__TASK OBJECTIVE__. Retype, exactly as written, every line from the one containing "Emit a Python" down to the one containing "work_labels = ['0', '5", including both, and nothing else.
◇ ◇ ◇ ◇ ◇ ◇ ◇
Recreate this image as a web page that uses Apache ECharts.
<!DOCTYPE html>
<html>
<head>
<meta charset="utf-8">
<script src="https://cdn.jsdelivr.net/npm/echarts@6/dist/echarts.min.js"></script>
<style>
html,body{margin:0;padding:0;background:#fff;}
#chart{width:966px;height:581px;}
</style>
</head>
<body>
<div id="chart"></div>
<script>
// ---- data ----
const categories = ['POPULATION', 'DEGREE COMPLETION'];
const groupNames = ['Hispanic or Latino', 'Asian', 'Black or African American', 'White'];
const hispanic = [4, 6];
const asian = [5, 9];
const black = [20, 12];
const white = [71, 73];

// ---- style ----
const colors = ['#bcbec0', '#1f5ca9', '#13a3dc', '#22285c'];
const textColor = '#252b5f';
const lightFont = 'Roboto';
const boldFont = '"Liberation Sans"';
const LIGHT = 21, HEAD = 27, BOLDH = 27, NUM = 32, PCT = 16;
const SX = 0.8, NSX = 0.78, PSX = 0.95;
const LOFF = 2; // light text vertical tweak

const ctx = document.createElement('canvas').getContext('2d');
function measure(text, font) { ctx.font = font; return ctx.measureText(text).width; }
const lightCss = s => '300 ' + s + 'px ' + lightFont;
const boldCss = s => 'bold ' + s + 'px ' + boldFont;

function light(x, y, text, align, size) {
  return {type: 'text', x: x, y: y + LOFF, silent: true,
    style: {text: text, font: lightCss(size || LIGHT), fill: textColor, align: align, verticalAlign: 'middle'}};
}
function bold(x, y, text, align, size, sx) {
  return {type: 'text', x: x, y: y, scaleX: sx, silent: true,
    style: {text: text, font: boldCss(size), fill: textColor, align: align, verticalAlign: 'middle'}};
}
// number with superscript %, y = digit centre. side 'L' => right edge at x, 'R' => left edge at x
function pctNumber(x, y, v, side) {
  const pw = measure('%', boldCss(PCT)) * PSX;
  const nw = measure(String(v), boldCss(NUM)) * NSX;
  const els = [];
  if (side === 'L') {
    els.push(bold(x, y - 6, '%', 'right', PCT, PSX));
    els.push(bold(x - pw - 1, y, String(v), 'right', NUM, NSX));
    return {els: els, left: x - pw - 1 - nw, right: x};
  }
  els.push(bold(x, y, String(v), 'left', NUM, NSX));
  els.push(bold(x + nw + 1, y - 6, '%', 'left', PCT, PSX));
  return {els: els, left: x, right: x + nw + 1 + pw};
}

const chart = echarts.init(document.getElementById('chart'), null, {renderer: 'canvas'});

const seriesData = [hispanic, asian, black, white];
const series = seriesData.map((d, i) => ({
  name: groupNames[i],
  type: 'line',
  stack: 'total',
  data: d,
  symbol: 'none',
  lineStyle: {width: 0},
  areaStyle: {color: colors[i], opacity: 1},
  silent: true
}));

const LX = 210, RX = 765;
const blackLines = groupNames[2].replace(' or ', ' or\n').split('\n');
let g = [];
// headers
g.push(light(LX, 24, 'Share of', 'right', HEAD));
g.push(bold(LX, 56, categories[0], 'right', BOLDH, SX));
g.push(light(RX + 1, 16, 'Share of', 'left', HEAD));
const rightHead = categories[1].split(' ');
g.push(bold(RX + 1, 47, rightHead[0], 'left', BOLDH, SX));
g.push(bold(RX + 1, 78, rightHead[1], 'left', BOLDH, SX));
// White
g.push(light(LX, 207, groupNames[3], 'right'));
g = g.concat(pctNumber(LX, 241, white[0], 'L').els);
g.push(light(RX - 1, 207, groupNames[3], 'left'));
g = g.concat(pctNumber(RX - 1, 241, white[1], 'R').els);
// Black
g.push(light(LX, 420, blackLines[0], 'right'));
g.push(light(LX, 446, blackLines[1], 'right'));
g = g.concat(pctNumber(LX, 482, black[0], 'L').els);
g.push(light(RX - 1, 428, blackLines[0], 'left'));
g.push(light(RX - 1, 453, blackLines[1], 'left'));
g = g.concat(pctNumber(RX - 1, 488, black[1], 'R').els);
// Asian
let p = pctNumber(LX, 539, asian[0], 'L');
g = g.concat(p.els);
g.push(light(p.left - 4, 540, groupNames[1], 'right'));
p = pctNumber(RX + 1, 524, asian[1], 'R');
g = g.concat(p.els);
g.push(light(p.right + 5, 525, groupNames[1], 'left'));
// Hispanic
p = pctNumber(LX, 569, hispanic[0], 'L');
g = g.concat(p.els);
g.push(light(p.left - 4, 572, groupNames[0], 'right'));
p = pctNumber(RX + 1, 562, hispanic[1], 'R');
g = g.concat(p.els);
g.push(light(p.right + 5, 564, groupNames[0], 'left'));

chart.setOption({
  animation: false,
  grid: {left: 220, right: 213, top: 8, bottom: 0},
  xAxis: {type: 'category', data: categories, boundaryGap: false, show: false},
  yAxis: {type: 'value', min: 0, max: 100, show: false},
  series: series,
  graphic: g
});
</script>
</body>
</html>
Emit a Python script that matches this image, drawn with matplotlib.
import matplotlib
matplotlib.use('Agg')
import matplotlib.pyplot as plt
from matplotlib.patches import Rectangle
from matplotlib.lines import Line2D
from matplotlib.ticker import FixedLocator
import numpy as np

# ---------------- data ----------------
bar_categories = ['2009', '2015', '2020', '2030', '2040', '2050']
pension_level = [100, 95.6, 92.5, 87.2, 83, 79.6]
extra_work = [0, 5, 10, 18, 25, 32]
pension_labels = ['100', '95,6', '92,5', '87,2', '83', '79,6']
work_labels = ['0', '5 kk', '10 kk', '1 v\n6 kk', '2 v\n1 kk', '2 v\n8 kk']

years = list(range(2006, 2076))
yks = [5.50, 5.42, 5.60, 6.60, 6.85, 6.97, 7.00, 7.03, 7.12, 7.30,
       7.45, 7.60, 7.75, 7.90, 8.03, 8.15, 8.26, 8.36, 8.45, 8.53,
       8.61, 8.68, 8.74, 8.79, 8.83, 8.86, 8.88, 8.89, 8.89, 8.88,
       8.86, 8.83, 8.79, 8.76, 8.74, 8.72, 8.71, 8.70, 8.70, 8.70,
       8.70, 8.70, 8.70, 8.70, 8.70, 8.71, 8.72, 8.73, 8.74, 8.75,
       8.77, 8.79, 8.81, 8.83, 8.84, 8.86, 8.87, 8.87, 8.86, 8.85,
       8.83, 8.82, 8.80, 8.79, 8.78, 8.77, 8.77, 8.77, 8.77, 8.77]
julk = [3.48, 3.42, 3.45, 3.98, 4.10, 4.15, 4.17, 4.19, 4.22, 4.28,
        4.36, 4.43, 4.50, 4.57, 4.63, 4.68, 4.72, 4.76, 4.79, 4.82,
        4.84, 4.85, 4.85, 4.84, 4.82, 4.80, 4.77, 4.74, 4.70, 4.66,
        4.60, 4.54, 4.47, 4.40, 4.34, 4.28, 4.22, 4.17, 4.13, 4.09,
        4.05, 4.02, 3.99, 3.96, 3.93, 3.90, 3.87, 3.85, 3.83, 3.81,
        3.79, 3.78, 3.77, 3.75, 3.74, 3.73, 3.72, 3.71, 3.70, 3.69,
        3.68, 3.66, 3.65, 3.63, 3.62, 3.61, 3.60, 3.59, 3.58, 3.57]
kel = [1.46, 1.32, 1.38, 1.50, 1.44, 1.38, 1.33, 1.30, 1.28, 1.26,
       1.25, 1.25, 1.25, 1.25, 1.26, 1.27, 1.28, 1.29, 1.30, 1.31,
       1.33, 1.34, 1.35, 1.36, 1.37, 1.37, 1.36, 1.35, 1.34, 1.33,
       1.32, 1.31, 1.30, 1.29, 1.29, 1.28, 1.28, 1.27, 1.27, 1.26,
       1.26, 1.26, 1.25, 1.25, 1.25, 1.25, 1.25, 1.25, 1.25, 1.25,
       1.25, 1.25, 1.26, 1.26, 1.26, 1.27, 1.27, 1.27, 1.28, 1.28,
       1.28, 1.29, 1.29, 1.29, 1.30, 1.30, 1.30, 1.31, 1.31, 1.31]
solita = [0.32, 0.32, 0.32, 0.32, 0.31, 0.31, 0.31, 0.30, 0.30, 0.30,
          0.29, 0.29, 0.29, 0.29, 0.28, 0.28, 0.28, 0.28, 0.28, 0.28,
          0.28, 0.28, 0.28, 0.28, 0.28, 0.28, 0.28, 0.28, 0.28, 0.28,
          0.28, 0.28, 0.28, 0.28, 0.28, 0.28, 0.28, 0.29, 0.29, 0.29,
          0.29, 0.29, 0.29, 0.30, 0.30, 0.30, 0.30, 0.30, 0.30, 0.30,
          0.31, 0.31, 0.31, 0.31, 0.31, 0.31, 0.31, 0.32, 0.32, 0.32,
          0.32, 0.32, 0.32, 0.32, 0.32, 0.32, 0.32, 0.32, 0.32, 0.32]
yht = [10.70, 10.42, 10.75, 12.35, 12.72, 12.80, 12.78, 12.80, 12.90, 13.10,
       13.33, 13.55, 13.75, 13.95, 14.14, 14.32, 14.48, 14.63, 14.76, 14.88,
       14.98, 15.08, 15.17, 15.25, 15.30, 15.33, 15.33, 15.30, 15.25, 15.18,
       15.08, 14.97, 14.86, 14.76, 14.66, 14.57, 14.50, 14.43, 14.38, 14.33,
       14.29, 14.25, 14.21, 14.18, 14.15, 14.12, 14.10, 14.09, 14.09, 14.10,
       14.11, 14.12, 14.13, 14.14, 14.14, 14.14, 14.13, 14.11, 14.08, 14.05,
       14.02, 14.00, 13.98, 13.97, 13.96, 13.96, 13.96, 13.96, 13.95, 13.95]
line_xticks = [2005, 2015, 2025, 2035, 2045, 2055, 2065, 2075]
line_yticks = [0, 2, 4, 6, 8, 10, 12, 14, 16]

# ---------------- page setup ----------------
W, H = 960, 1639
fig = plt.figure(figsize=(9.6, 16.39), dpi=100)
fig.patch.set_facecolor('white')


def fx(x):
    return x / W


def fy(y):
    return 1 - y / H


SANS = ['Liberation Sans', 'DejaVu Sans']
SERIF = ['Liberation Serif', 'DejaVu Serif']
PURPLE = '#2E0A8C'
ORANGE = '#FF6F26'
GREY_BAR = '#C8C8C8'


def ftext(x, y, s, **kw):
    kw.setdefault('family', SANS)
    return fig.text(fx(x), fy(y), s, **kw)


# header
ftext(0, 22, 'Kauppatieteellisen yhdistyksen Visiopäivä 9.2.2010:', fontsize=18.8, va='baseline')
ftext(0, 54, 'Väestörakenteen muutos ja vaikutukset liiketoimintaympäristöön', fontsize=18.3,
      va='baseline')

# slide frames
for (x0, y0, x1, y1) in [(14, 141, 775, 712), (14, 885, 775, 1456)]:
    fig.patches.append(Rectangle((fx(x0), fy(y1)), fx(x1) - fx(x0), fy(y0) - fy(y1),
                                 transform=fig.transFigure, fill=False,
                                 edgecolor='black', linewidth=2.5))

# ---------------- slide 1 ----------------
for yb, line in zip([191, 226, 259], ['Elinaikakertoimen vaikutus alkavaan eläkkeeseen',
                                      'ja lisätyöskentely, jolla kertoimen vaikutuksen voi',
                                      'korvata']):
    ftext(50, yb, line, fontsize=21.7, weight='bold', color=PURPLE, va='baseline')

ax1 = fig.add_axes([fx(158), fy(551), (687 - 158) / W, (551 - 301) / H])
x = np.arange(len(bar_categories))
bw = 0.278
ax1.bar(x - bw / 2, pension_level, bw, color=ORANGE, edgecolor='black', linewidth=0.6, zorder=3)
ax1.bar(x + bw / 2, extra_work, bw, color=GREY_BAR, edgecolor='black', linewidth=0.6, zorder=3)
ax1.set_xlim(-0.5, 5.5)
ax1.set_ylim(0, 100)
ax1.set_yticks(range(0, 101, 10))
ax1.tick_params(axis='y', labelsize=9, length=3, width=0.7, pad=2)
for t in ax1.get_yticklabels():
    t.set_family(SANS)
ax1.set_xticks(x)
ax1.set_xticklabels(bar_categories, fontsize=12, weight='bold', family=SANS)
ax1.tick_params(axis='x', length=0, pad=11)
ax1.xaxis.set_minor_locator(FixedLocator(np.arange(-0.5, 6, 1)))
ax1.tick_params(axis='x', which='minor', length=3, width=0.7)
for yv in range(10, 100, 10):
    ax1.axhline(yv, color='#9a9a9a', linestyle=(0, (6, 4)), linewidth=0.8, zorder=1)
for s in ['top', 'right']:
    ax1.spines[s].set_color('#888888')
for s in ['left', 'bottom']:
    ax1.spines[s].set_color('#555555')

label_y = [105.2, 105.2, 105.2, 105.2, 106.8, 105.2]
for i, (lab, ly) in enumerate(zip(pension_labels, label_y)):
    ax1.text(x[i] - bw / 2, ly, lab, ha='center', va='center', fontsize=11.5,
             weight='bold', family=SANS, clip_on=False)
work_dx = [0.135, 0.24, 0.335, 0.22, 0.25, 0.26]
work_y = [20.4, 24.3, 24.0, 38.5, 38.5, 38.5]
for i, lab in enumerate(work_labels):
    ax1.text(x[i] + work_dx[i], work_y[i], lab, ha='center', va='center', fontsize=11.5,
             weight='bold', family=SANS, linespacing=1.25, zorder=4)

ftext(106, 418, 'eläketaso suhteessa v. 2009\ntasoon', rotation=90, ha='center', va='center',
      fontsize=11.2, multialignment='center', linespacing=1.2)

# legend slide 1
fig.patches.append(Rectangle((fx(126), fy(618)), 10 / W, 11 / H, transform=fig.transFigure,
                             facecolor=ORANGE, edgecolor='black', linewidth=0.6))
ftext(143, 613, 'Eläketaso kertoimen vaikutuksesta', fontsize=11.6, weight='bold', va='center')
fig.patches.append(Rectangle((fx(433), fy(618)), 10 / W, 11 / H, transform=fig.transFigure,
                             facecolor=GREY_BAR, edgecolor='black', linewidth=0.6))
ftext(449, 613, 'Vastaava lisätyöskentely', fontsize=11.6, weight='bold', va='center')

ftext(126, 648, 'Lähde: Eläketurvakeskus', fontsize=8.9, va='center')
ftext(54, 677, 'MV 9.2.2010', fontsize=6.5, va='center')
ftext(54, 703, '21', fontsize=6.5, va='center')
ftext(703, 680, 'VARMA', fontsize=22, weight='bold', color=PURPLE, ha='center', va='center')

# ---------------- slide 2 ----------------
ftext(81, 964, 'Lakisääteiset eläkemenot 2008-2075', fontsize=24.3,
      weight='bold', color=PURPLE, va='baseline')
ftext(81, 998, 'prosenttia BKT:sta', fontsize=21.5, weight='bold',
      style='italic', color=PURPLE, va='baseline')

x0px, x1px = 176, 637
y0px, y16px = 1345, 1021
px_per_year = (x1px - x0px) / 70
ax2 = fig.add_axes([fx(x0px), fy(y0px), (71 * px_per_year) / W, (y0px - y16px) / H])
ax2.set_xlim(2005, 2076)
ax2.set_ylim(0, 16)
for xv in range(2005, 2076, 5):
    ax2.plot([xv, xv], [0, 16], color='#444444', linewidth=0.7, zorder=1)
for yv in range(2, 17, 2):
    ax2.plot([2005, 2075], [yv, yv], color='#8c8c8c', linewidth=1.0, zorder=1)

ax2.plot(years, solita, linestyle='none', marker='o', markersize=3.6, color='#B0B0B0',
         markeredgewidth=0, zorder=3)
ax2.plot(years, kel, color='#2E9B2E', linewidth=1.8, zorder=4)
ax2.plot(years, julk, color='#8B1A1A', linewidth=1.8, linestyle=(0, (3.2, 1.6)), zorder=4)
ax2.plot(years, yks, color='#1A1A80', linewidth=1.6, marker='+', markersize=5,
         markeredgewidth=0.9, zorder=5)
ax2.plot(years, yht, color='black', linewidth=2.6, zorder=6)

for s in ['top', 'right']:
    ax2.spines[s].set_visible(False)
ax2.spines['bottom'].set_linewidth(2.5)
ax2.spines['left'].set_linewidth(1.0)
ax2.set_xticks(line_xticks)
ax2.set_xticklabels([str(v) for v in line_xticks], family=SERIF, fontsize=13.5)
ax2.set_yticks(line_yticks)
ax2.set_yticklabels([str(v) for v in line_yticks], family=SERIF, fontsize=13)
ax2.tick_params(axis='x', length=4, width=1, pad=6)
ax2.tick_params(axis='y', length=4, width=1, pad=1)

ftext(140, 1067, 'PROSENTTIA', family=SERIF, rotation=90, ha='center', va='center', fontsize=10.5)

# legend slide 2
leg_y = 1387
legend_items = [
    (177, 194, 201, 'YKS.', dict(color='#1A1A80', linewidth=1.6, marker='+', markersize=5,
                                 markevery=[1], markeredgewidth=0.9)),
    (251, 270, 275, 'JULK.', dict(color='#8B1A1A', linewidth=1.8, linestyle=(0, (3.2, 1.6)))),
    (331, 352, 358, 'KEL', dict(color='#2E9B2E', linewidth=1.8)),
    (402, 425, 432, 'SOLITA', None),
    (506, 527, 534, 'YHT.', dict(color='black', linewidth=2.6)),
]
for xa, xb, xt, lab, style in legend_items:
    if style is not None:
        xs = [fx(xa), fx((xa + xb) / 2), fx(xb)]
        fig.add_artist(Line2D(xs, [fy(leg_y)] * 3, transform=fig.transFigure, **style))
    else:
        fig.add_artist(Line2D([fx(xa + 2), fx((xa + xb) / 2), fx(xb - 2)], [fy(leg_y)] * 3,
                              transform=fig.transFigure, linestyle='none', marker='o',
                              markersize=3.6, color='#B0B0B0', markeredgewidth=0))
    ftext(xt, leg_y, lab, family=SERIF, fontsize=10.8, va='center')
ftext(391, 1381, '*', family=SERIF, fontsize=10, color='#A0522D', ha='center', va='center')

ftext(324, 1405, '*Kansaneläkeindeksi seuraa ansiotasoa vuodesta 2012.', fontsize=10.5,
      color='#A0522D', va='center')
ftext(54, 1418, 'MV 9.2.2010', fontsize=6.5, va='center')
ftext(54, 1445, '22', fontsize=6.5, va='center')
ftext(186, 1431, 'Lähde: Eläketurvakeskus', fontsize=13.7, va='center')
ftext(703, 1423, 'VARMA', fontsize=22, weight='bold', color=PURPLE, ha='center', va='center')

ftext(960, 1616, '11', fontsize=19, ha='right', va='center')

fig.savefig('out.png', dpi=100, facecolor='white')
◇ ◇ ◇ ◇ ◇ ◇ ◇
__THE ANSWER__.
Emit a Python script that matches this image, drawn with matplotlib.
import matplotlib
matplotlib.use('Agg')
import matplotlib.pyplot as plt
from matplotlib.patches import Rectangle
from matplotlib.lines import Line2D
from matplotlib.ticker import FixedLocator
import numpy as np

# ---------------- data ----------------
bar_categories = ['2009', '2015', '2020', '2030', '2040', '2050']
pension_level = [100, 95.6, 92.5, 87.2, 83, 79.6]
extra_work = [0, 5, 10, 18, 25, 32]
pension_labels = ['100', '95,6', '92,5', '87,2', '83', '79,6']
work_labels = ['0', '5 kk', '10 kk', '1 v\n6 kk', '2 v\n1 kk', '2 v\n8 kk']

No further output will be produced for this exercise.